Reproduce the listing below exactly, beginning with its first line and ending with the line that holds "const DASHED = [12, 6];"; pictures are not part of the copy.

═══ RAW DATA ═══

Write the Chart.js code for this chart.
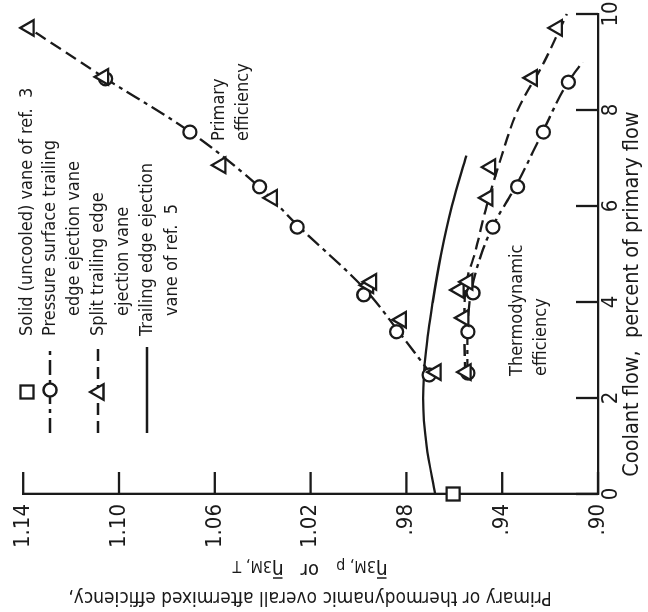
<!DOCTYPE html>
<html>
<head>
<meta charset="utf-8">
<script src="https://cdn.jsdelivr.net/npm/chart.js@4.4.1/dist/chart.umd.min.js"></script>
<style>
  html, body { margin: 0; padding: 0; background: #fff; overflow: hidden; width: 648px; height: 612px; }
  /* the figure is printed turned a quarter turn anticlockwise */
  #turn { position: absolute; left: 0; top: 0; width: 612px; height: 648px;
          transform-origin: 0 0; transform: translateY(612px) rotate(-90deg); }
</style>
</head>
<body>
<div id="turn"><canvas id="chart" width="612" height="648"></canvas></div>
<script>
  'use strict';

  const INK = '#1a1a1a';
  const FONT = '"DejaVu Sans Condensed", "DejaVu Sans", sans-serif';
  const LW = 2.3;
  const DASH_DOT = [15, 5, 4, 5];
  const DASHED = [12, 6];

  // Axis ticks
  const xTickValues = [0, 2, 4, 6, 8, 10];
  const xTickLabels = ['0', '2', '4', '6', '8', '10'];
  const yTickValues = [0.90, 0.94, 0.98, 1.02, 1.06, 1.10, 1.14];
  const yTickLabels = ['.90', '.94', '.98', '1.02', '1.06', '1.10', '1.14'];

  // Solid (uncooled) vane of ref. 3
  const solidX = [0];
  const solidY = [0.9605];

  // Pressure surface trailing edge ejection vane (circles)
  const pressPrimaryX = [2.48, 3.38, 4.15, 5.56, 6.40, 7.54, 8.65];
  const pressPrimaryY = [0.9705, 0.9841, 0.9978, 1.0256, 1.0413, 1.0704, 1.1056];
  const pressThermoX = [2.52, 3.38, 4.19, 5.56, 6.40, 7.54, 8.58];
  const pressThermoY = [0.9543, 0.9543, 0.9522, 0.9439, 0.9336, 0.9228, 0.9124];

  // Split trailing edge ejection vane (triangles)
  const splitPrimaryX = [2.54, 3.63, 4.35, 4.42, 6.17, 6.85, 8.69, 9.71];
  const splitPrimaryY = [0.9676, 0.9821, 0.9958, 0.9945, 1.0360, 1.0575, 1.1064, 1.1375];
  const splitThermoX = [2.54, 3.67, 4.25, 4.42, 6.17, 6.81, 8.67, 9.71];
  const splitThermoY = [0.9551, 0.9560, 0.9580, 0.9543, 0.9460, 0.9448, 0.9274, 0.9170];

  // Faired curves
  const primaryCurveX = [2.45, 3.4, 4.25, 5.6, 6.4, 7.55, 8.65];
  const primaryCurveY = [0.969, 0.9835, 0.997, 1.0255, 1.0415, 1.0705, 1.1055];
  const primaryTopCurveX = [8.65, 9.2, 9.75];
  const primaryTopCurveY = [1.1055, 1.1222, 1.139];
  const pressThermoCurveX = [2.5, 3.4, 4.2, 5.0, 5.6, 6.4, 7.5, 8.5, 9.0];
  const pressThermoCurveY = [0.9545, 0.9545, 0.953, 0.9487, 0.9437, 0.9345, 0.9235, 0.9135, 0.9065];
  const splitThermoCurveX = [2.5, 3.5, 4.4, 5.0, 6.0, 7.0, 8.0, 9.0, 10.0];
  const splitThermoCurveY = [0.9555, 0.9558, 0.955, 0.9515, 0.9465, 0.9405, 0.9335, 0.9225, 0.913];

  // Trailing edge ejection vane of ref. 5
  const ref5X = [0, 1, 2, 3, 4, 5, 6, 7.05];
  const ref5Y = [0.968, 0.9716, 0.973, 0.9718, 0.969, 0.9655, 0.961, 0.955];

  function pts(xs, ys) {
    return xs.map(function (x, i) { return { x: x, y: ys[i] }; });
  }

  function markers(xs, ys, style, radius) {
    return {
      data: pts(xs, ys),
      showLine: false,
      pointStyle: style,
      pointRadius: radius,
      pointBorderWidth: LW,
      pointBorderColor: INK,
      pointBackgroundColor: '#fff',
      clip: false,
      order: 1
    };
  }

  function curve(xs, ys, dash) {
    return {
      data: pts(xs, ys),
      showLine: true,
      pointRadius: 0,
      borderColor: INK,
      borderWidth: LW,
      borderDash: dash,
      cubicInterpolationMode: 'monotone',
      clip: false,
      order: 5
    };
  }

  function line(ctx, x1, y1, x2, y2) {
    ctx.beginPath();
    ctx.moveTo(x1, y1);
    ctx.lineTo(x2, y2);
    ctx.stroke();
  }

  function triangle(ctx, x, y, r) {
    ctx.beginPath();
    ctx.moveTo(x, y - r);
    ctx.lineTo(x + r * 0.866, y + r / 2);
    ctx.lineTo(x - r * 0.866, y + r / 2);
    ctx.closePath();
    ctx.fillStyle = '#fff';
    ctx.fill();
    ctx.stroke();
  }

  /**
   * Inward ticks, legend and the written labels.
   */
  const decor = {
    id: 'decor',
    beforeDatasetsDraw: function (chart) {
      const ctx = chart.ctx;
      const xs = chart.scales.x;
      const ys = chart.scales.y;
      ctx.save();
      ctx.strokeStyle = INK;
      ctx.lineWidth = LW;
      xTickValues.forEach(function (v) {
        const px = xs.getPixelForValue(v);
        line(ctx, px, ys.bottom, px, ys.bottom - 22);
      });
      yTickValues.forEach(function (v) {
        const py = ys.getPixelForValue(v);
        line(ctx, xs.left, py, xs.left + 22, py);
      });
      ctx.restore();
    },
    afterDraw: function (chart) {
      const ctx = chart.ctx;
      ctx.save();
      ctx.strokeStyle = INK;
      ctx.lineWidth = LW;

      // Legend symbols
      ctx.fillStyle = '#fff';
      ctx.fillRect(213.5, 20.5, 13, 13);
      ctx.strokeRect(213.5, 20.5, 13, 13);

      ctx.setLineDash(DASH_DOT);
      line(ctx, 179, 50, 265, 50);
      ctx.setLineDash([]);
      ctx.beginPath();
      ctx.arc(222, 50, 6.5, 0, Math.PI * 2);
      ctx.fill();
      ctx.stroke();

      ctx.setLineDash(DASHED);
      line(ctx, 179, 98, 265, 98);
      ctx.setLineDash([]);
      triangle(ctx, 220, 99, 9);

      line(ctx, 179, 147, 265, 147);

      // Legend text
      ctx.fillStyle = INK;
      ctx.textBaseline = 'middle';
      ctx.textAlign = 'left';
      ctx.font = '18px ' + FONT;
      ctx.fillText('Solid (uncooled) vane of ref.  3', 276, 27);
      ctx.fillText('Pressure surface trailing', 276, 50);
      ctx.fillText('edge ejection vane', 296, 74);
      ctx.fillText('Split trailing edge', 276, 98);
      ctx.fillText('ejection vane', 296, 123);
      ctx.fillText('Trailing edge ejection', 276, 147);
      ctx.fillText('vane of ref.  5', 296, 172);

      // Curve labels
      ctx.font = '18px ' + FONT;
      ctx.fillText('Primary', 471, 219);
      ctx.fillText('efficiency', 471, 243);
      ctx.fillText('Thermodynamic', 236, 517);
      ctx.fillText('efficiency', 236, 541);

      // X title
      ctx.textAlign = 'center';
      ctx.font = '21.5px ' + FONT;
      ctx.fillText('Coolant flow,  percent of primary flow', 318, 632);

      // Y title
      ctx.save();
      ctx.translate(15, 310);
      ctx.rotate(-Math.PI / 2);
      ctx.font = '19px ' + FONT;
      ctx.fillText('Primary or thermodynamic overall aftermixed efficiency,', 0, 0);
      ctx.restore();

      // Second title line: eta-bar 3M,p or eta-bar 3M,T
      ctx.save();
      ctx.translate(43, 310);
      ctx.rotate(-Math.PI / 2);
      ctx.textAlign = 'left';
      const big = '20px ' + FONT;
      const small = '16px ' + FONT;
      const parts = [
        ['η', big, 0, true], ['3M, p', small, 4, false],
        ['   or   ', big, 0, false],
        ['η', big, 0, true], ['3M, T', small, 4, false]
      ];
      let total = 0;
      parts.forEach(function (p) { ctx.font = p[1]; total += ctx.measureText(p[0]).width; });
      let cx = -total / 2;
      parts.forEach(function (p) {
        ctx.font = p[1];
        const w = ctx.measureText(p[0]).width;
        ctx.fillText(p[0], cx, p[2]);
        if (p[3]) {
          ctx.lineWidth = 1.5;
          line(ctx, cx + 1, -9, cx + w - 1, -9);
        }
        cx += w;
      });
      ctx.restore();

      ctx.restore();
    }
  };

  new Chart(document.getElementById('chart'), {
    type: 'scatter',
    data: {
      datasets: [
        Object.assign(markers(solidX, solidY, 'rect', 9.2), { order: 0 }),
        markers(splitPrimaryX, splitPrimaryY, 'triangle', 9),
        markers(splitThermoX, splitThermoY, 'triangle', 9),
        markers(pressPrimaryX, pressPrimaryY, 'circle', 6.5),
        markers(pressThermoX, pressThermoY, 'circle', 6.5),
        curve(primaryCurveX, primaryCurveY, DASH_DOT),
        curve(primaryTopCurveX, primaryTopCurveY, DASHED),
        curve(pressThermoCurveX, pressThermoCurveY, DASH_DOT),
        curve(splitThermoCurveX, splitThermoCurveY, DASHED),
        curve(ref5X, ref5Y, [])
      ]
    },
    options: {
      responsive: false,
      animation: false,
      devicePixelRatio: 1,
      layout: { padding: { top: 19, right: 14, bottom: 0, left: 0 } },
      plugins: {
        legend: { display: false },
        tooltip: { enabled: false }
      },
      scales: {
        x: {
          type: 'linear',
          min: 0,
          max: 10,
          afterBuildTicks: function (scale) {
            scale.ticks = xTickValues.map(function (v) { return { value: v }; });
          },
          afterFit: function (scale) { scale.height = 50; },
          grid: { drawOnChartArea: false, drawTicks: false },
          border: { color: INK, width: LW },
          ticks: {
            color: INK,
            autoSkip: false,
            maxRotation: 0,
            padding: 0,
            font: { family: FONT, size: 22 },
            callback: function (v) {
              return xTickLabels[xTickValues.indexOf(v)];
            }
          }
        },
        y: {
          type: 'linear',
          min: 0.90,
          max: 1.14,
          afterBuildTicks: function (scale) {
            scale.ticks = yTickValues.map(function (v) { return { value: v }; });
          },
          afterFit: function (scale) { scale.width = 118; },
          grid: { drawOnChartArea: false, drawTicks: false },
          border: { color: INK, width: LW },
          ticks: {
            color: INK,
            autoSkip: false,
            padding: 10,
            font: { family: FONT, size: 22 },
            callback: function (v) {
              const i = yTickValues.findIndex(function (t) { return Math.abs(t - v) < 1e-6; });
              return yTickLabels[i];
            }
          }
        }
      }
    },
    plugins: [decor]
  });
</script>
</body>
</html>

═══

### [SOLUTION]
Write the Chart.js code for this chart.
<!DOCTYPE html>
<html>
<head>
<meta charset="utf-8">
<script src="https://cdn.jsdelivr.net/npm/chart.js@4.4.1/dist/chart.umd.min.js"></script>
<style>
  html, body { margin: 0; padding: 0; background: #fff; overflow: hidden; width: 648px; height: 612px; }
  /* the figure is printed turned a quarter turn anticlockwise */
  #turn { position: absolute; left: 0; top: 0; width: 612px; height: 648px;
          transform-origin: 0 0; transform: translateY(612px) rotate(-90deg); }
</style>
</head>
<body>
<div id="turn"><canvas id="chart" width="612" height="648"></canvas></div>
<script>
  'use strict';

  const INK = '#1a1a1a';
  const FONT = '"DejaVu Sans Condensed", "DejaVu Sans", sans-serif';
  const LW = 2.3;
  const DASH_DOT = [15, 5, 4, 5];
  const DASHED = [12, 6];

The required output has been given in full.